Les banques centrales au défi de l'après-crise
Jézabel Couppey-Soubeyran
Jézabel Couppey-Soubeyran
Le métier de banquier central n’était pas facile avant la crise. Il le sera sans doute encore moins après. Dans la plupart des pays du monde, on attendait d’un banquier central qu’il lutte contre l’inflation sans casser la croissance. La règle de Taylor formalisait ce subtil arbitrage et, une fois n’est pas coutume, la pratique collait presque à la théorie. Pendant un temps, celui de la « grande modération » (inflation basse, croissance stable), on a même cru que les banquiers centraux étaient passés maîtres en la matière. C’était ignorer qu’ils n’étaient pas les seuls artisans de cette grande modération. La mondialisation et la montée en puissance des grands émergents avaient, au cours de cette période, largement contribué à stabiliser l’inflation mondiale. C’était aussi sans compter sur l’appétit pour le risque que produirait cet environnement trop tranquille : les taux maintenus trop bas trop longtemps ont favorisé la prise de risque des investisseurs et tout particulièrement celle des banques.
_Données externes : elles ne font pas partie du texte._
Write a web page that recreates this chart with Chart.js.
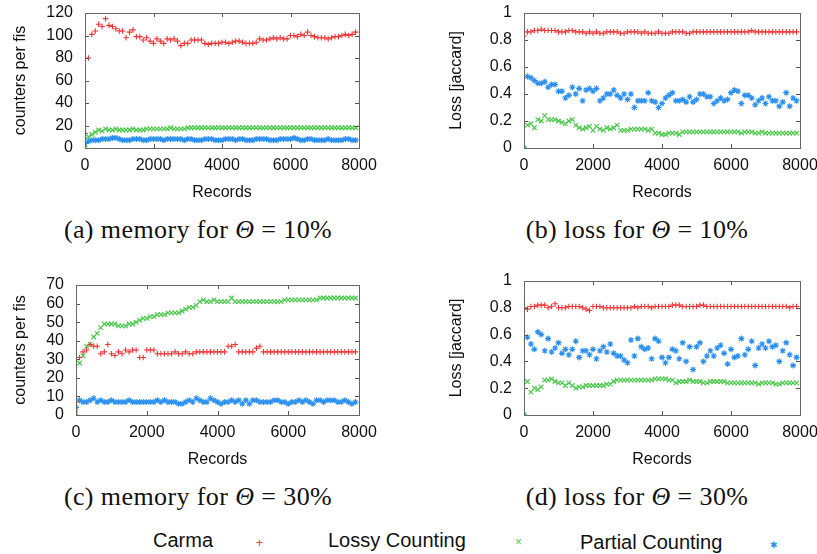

La crise a ainsi jeté le trouble sur l’efficacité des politiques monétaires menées par les économies avancées au cours des années 2000. Rétrospectivement, et même si la controverse reste intense aux États-Unis [Bernanke, 2010], celles-ci sont apparues beaucoup trop accommodantes et de moins en moins fidèles à la règle de Taylor. Il n’est pas inutile, à cet endroit, de se remémorer les commentaires que suscitait l’action de la BCE au milieu des années 2000. Celle-ci était jugée trop sévère, trop restrictive, et beaucoup d’observateurs l’enjoignaient de s’inspirer du pragmatisme de sa consœur américaine la Fed. Ce pragmatisme, vanté hier, est aujourd’hui perçu comme du laxisme. Les banques centrales n’ont pas tenu compte des effets de leur politique monétaire sur la stabilité financière, convaincues que lutter contre les bulles n’était pas de leur ressort et qu’il leur serait possible d’éteindre les incendies après coup. Cela vaut pour la Fed mais aussi pour la BCE : sa rigueur, s’il en était, n’était en rien motivée par la préservation de la stabilité financière.
La gestion de la crise a brutalement étendu les missions des banques centrales à la prise en compte de la stabilité financière. Les banques centrales ont dû endosser leur rôle de prêteur en dernier ressort, restaurer la liquidité des marchés interbancaires, ranimer les marchés de titres en déployant une panoplie d’interventions de politique monétaire non conventionnelle. Dans l’après-crise, il s’agira de pérenniser cette attention à la stabilité financière par des instruments appropriés (bien plus les instruments macroprudentiels que le taux d’intérêt), sans abandonner l’objectif de stabilité monétaire, ni celui de la régulation conjoncturelle. Dur métier donc que celui de banquier central ! En quelque sorte, un chasseur de lièvres qui, plus que jamais, devra s’armer de plusieurs fusils.